6.4. The third ground of mass loyalism is the historical privileges of the protestant workers under Stormont; the decline both of employment in manufacturing industry in the Six Counties and of the welfare state both there and in the UK more generally; and the resulting redivision of a shrinking cake at the expense of Six Counties protestants by communalist management under 'direct rule', resulting in a loyalist nostalgia politics. Tackling this third ground requires an economic programme of 'levelling up' the conditions of the working class as a whole at the expense of the capitalist class and the capitalist system. For example: l work for all at decent wages; l a large-scale programme of public works to restore public transport, education, health provision, etc and provide decent housing for all at affordable costs; and so on. Such a programme can only be effectually implemented by united struggle of the working class on a European scale. However, it is not necessary that the loyalist workers (who are in substance a small corner of the European working class as a whole) should initially participate in this struggle for the struggle to undermine their sectionalism. What is clear and has been made abundantly clear by the effects of Eire's EU membership is that any conception of autarkic economic development in a 32-county Ireland - let alone in an independent Six Counties or, even more, a smaller protestant enclave - is utterly illusory.
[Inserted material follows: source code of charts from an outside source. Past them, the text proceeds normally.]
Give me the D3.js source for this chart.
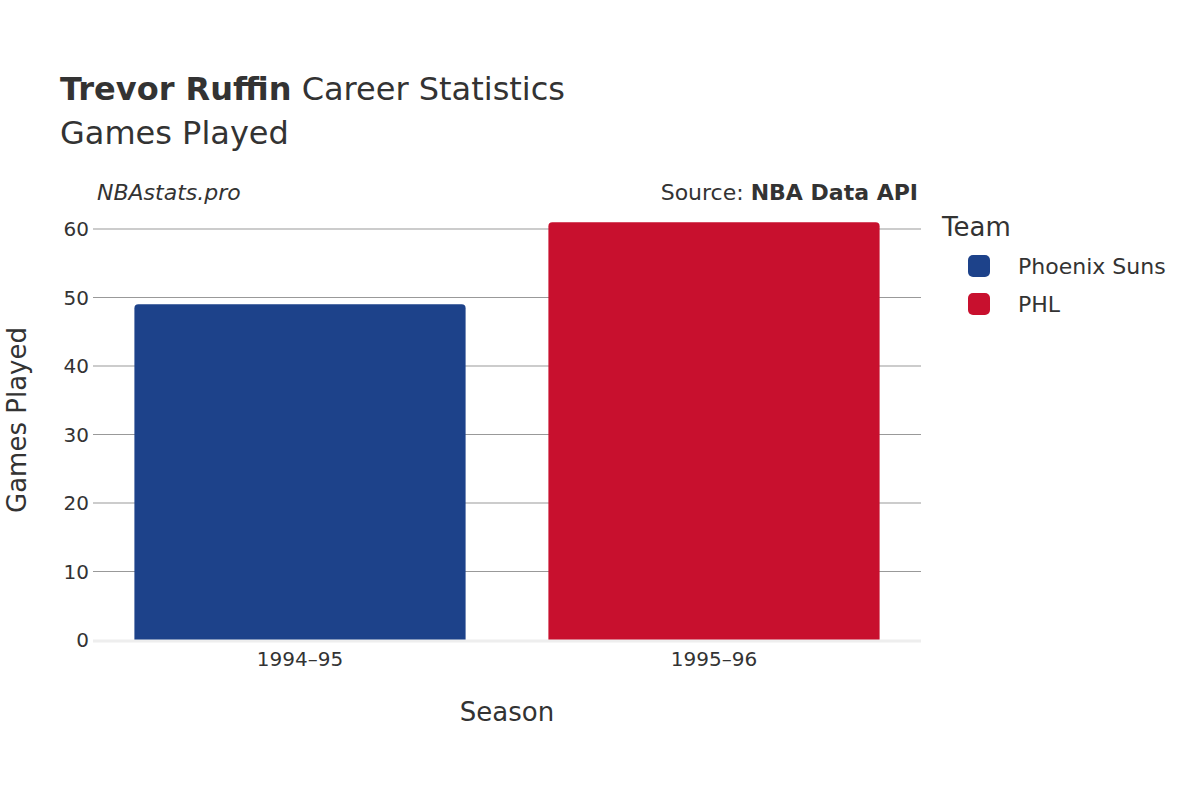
<!DOCTYPE html>
<html><head><meta charset="utf-8">
<script src="https://cdn.jsdelivr.net/npm/d3@7"></script>
<style>body{margin:0;background:#fff}text{font-family:"DejaVu Sans",sans-serif;fill:#333}</style>
</head><body>
<svg id="c" width="1200" height="800"></svg>
<script>
const seasons = ["1994–95","1995–96"];
const teams = ["Phoenix Suns","PHL"];
const games = [49,61];
const colors = ["#1D428A","#C8102E"];
const yTicks = [0,10,20,30,40,50,60];

const svg = d3.select("#c");
const L=93,R=921,T=229,B=640;
const x = d3.scaleBand().domain(seasons).range([L,R]).paddingInner(0.2).paddingOuter(0.1);
const y = d3.scaleLinear().domain([0,60]).range([B,T]);

yTicks.forEach(t=>{
  if(t>0) svg.append("line").attr("x1",L).attr("x2",R).attr("y1",y(t)).attr("y2",y(t)).attr("stroke","#999").attr("stroke-width",1);
  svg.append("text").attr("x",L-4).attr("y",y(t)).attr("dy","0.35em").attr("text-anchor","end").attr("font-size",20).text(t);
});
seasons.forEach((s,i)=>{
  const x0=x(s), w=x.bandwidth(), y0=y(games[i]), r=4;
  svg.append("path").attr("fill",colors[i])
    .attr("d",`M${x0},${B}V${y0+r}Q${x0},${y0} ${x0+r},${y0}H${x0+w-r}Q${x0+w},${y0} ${x0+w},${y0+r}V${B}Z`);
  svg.append("text").attr("x",x0+w/2).attr("y",666).attr("text-anchor","middle").attr("font-size",20).text(s);
});
svg.append("line").attr("x1",L).attr("x2",R).attr("y1",B+1).attr("y2",B+1).attr("stroke","#eee").attr("stroke-width",3);

svg.append("text").attr("x",60).attr("y",100).attr("font-size",32)
  .html('<tspan font-weight="bold">Trevor Ruffin</tspan> Career Statistics');
svg.append("text").attr("x",60).attr("y",144).attr("font-size",32).text("Games Played");
svg.append("text").attr("x",97).attr("y",200).attr("font-size",22).attr("font-style","italic").text("NBAstats.pro");
svg.append("text").attr("x",918).attr("y",200).attr("font-size",22).attr("text-anchor","end")
  .html('Source: <tspan font-weight="bold">NBA Data API</tspan>');
svg.append("text").attr("x",507).attr("y",721).attr("font-size",26).attr("text-anchor","middle").text("Season");
svg.append("text").attr("transform","translate(26,420) rotate(-90)").attr("font-size",26).attr("text-anchor","middle").text("Games Played");

svg.append("text").attr("x",942).attr("y",236).attr("font-size",26).text("Team");
teams.forEach((t,i)=>{
  const yy=266+i*38;
  svg.append("rect").attr("x",968).attr("y",yy-11).attr("width",22).attr("height",22).attr("rx",5).attr("fill",colors[i]);
  svg.append("text").attr("x",1018).attr("y",yy).attr("dy","0.35em").attr("font-size",22).text(t);
});
</script></body></html>
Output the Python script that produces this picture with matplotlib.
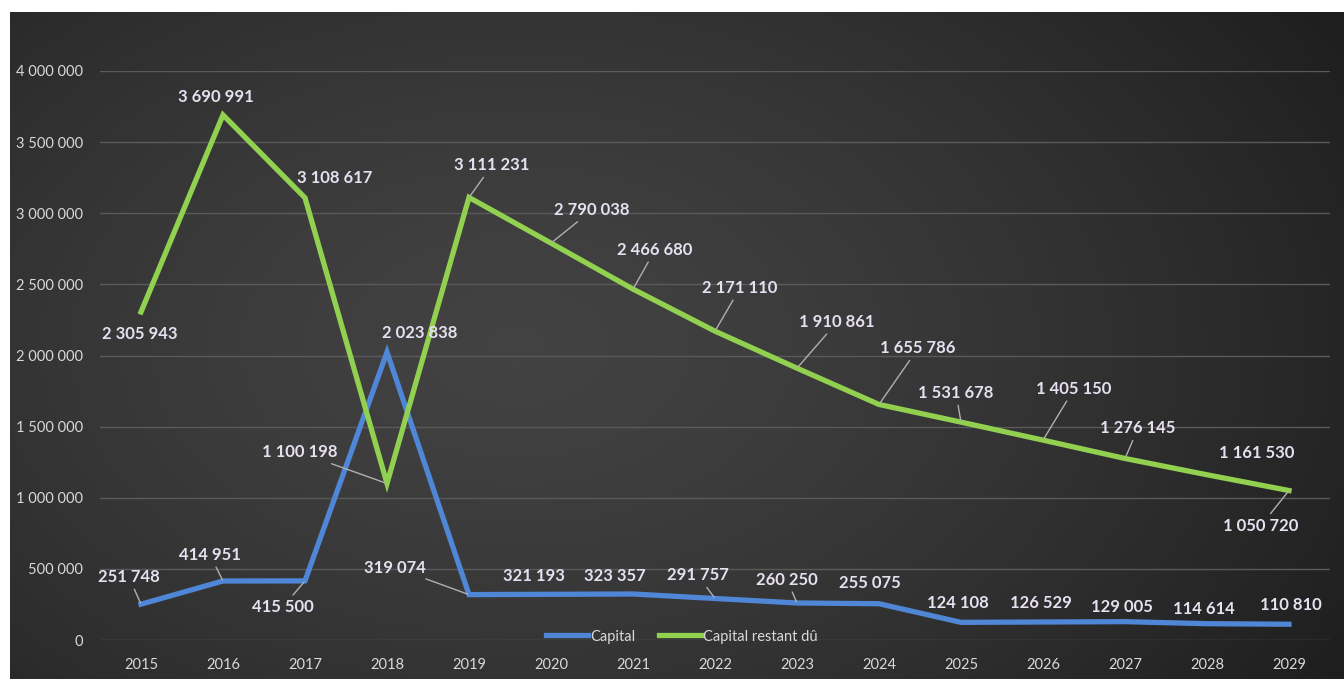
import numpy as np
import matplotlib
matplotlib.use("Agg")
import matplotlib.pyplot as plt

years = ["2015", "2016", "2017", "2018", "2019", "2020", "2021", "2022",
         "2023", "2024", "2025", "2026", "2027", "2028", "2029"]
capital = [251748, 414951, 415500, 2023838, 319074, 321193, 323357, 291757,
           260250, 255075, 124108, 126529, 129005, 114614, 110810]
restant = [2305943, 3690991, 3108617, 1100198, 3111231, 2790038, 2466680,
           2171110, 1910861, 1655786, 1531678, 1405150, 1276145, 1161530, 1050720]
yticks = [0, 500000, 1000000, 1500000, 2000000, 2500000, 3000000, 3500000, 4000000]

# label offsets in pixels (dx, dy) and whether a leader line is drawn
cap_off = [(-12, 27), (-13, 26), (-22, -26), (33, 19), (-74, 27), (-17, 18), (-18, 18),
           (-17, 23), (-10, 23), (-9, 21), (-3, 19), (-2, 19), (-3, 15), (-3, 15), (2, 19)]
cap_lead = [True, True, True, False, True, False, False, True, True, False,
            False, False, False, False, False]
res_off = [(-1, -22), (-7, 18), (30, 20), (-87, 31), (23, 32), (41, 33), (22, 39),
           (25, 43), (40, 46), (39, 56), (-5, 29), (31, 51), (13, 30), (50, 22), (-28, -35)]
res_lead = [False, False, False, True, True, True, True, True, True, True,
            True, True, True, False, True]

def fmt(v):
    return f"{v:,}".replace(",", " ")

W, H = 1344, 679
fig = plt.figure(figsize=(W / 100, H / 100), dpi=100)
fig.patch.set_facecolor("white")

# background gradient panel
bg = fig.add_axes([10 / W, 0, 1 - 10 / W, 667 / H])
bg.set_axis_off()
gx, gy = np.meshgrid(np.linspace(0, 1, 400), np.linspace(0, 1, 200))
cx, cy = 0.38, 0.5
d = np.sqrt(((gx - cx) / 1.0) ** 2 + ((gy - cy) / 1.3) ** 2)
val = 0.26 - 0.14 * np.clip(d / 0.72, 0, 1) ** 1.4
img = np.dstack([val, val, val])
bg.imshow(img, aspect="auto", extent=[0, 1, 0, 1], origin="upper", interpolation="bilinear")
bg.set_xlim(0, 1)
bg.set_ylim(0, 1)

ax = fig.add_axes([100 / W, (H - 640) / H, 1230 / W, 569 / H])
ax.set_facecolor("none")
x = np.arange(len(years))

ax.set_xlim(-0.5, len(years) - 0.5)
ax.set_ylim(0, 4000000)
ax.set_yticks(yticks)
ax.set_yticklabels([fmt(v) for v in yticks])
ax.set_xticks(x)
ax.set_xticklabels(years)
for s in ax.spines.values():
    s.set_visible(False)
ax.tick_params(length=0, colors="#d9d9d9", labelsize=10.5)
ax.tick_params(axis="y", pad=12)
ax.tick_params(axis="x", pad=13)
for lab in ax.get_xticklabels() + ax.get_yticklabels():
    lab.set_fontfamily("Lato")
ax.grid(axis="y", color="#5a5a5a", lw=1)
ax.set_axisbelow(True)

lc, = ax.plot(x, capital, color="#4f86d6", lw=3.8, solid_joinstyle="miter", label="Capital", zorder=3)
lr, = ax.plot(x, restant, color="#92d050", lw=3.8, solid_joinstyle="miter", label="Capital restant dû", zorder=3)

lab_col = "#e6e0f0"
def label(xi, v, off, lead):
    kw = {}
    if lead:
        kw["arrowprops"] = dict(arrowstyle="-", color="#b0b0b0", lw=1, shrinkA=1, shrinkB=1)
    ax.annotate(fmt(v), xy=(xi, v), xytext=off, textcoords="offset pixels",
                ha="center", va="center", color=lab_col, fontsize=12,
                fontweight="bold", fontfamily="Lato", annotation_clip=False, zorder=5, **kw)

for i in range(len(years)):
    label(x[i], capital[i], cap_off[i], cap_lead[i])
    label(x[i], restant[i], res_off[i], res_lead[i])

leg = ax.legend(loc="center", bbox_to_anchor=(0.473, 0.006), ncol=2, frameon=False,
                handlelength=2.9, handletextpad=0.15, columnspacing=1.6,
                prop={"family": "Lato", "size": 10.5})
for t in leg.get_texts():
    t.set_color("#d9d9d9")

fig.savefig("out.png", dpi=100)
6.5. On this basis, communists would fight for the unity of Ireland within the struggle for European unity. Within this general framework, communists should be willing to accept a wide range of compromise measures to ease the process of weaning the protestant workers off the loyalist-British state teat, including (but without recommending it as either a natural right or as a precondition for British withdrawal) a federal arrangement in a united Ireland, giving those areas in which protestants were the majority self-government and the right if necessary to secede.